Talks at the International Computer Science Institute

The International Computer Science Institute
is pleased to present a talk:


"A New Internet Routing Architecture"

Xiaowei Yang
MIT

Thursday, March 25, 2004
ICSI, Conference Room 6A
11:00 am

Abstract:

In this talk, I will present the design and evaluation of a new Internet routing architecture (NIRA). The present Internet routing system suffers from two problems: one structural and one architectural. The structural problem is that the current system has little support for users to choose domain-level routes. User choice plays an important role in creating market competition, which fosters innovation and the introduction of new services. The architectural problem is that the current system fails to scale effectively in the presence of real-world requirements such as multi-homing.

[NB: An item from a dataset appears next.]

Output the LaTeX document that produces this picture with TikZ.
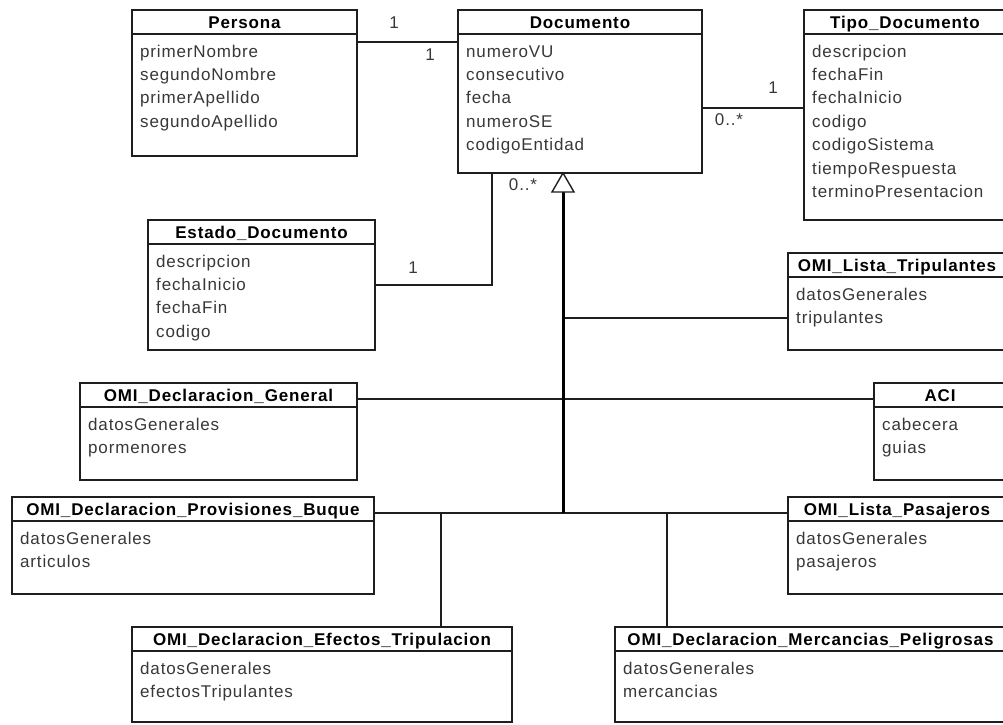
\documentclass[tikz,border=0pt]{standalone}
\usepackage{fontspec}
\setmainfont{Liberation Sans}[LetterSpace=5]
\usetikzlibrary{calc}

\definecolor{edge}{HTML}{1E1E1E}
\definecolor{attrtext}{HTML}{383838}

\tikzset{
  clsbox/.style={draw=edge, line width=1.4pt, fill=white, rectangle,
    inner sep=0pt, outer sep=0pt, anchor=north west},
  clsrule/.style={draw=edge, line width=1.4pt},
  clstitle/.style={font=\fontsize{17pt}{20pt}\selectfont\bfseries, text=black,
    inner sep=0pt, anchor=base},
  clsattr/.style={font=\fontsize{17pt}{20pt}\selectfont, text=attrtext,
    inner sep=0pt, anchor=base west},
  assoc/.style={draw=edge, line width=1.4pt},
  inherit/.style={draw=edge, line width=1.4pt},
  trunk/.style={draw=black, line width=3pt},
  mult/.style={font=\fontsize{17pt}{20pt}\selectfont, text=attrtext, inner sep=0pt},
}

% class box: name, left, top, right, bottom, title, attribute list
\newcommand{\umlclass}[7]{%
  \pgfmathsetmacro{\clsw}{#4-#2}%
  \pgfmathsetmacro{\clsh}{#5-#3}%
  \node[clsbox, minimum width=\clsw pt, minimum height=\clsh pt] (#1) at (#2pt,-#3pt) {};
  \draw[clsrule] ($(#1.north west)+(0,-24pt)$) -- ($(#1.north east)+(0,-24pt)$);
  \node[clstitle] (#1-title) at ($(#1.north)+(0,-18pt)$) {#6};
  \foreach \a [count=\i] in {#7} {
    \node[clsattr] (#1-\i) at ($(#1.north west)+(8pt,{-47pt-(\i-1)*23.4pt})$) {\a};
  }
}

\begin{document}
\begin{tikzpicture}
\useasboundingbox (0,0) rectangle (1003pt,-724pt);
\fill[white] (0,0) rectangle (1003pt,-724pt);
\clip (0,0) rectangle (1003pt,-724pt);

% classes
\umlclass{Persona}{132}{10}{357}{156}{Persona}
  {primerNombre,segundoNombre,primerApellido,segundoApellido}
\umlclass{Documento}{458}{10}{702}{173}{Documento}
  {numeroVU,consecutivo,fecha,numeroSE,codigoEntidad}
\umlclass{Tipo}{804}{10}{1006}{220}{Tipo\_Documento}
  {descripcion,fechaFin,fechaInicio,codigo,codigoSistema,tiempoRespuesta,terminoPresentacion}
\umlclass{Estado}{148}{220}{375}{350}{Estado\_Documento}
  {descripcion,fechaInicio,fechaFin,codigo}
\umlclass{Tripulantes}{788}{253}{1006}{350}{OMI\_Lista\_Tripulantes}
  {datosGenerales,tripulantes}
\umlclass{General}{80}{383}{357}{480}{OMI\_Declaracion\_General}
  {datosGenerales,pormenores}
\umlclass{ACI}{874}{383}{1006}{480}{ACI}
  {cabecera,guias}
\umlclass{Provisiones}{12}{497}{374}{594}{OMI\_Declaracion\_Provisiones\_Buque}
  {datosGenerales,articulos}
\umlclass{Pasajeros}{788}{497}{1006}{594}{OMI\_Lista\_Pasajeros}
  {datosGenerales,pasajeros}
\umlclass{Efectos}{132}{627}{512}{722}{OMI\_Declaracion\_Efectos\_Tripulacion}
  {datosGenerales,efectosTripulantes}
\umlclass{Mercancias}{615}{627}{1006}{722}{OMI\_Declaracion\_Mercancias\_Peligrosas}
  {datosGenerales,mercancias}

% associations
\draw[assoc] ($(Persona.north east)+(0,-32pt)$) -- ($(Documento.north west)+(0,-32pt)$);
\draw[assoc] ($(Documento.north east)+(0,-98pt)$) -- ($(Tipo.north west)+(0,-98pt)$);
\draw[assoc] ($(Estado.north east)+(0,-65pt)$) -| ($(Documento.south west)+(34pt,0)$);

% multiplicities
\node[mult] (mPersona) at (394pt,-23pt) {1};
\node[mult] (mDocPersona) at (430pt,-55pt) {1};
\node[mult] (mTipo) at (773pt,-88pt) {1};
\node[mult] (mDocTipo) at (729pt,-120pt) {0..*};
\node[mult] (mDocEstado) at (523pt,-185pt) {0..*};
\node[mult] (mEstado) at (413pt,-268pt) {1};

% generalization tree
\coordinate (genApex) at ($(Documento.south west)+(105pt,0)$);
\coordinate (genBase) at ($(genApex)+(0,-19pt)$);
\coordinate (provLink) at ($(Provisiones.north east)+(0,-16pt)$);
\coordinate (pasLink) at ($(Pasajeros.north west)+(0,-16pt)$);
\coordinate (tripLink) at ($(Tripulantes.north west)+(0,-65pt)$);
\coordinate (genLink) at ($(General.north east)+(0,-16pt)$);
\coordinate (aciLink) at ($(ACI.north west)+(0,-16pt)$);
\coordinate (efeLink) at ($(Efectos.north west)+(309pt,0)$);
\coordinate (merLink) at ($(Mercancias.north west)+(52pt,0)$);

\draw[inherit] (genBase |- tripLink) -- (tripLink);
\draw[inherit] (genLink) -- (aciLink);
\draw[inherit] (provLink) -- (pasLink);
\draw[inherit] (efeLink) -- (efeLink |- provLink);
\draw[inherit] (merLink) -- (merLink |- provLink);
\draw[trunk] (genBase) -- (genBase |- provLink);
\draw[inherit, fill=white] (genApex) -- ++(-11pt,-19pt) -- ++(22pt,0) -- cycle;
\end{tikzpicture}
\end{document}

NIRA is a scalable architecture that gives a user the ability to choose domain-level routes. The design of NIRA addresses four problems: how routes are discovered and selected, how routes are efficiently represented, how route failures are detected, and how providers are compensated. NIRA augments a strict provider-rooted addressing hierarchy with a new topology distribution and address allocation capability to enable scalable route discovery and efficient route representation. It combines proactive notification and reactive discovery for fast failure detection. NIRA's provider compensation model is still contract-based. The evaluation of NIRA suggests that it is practical.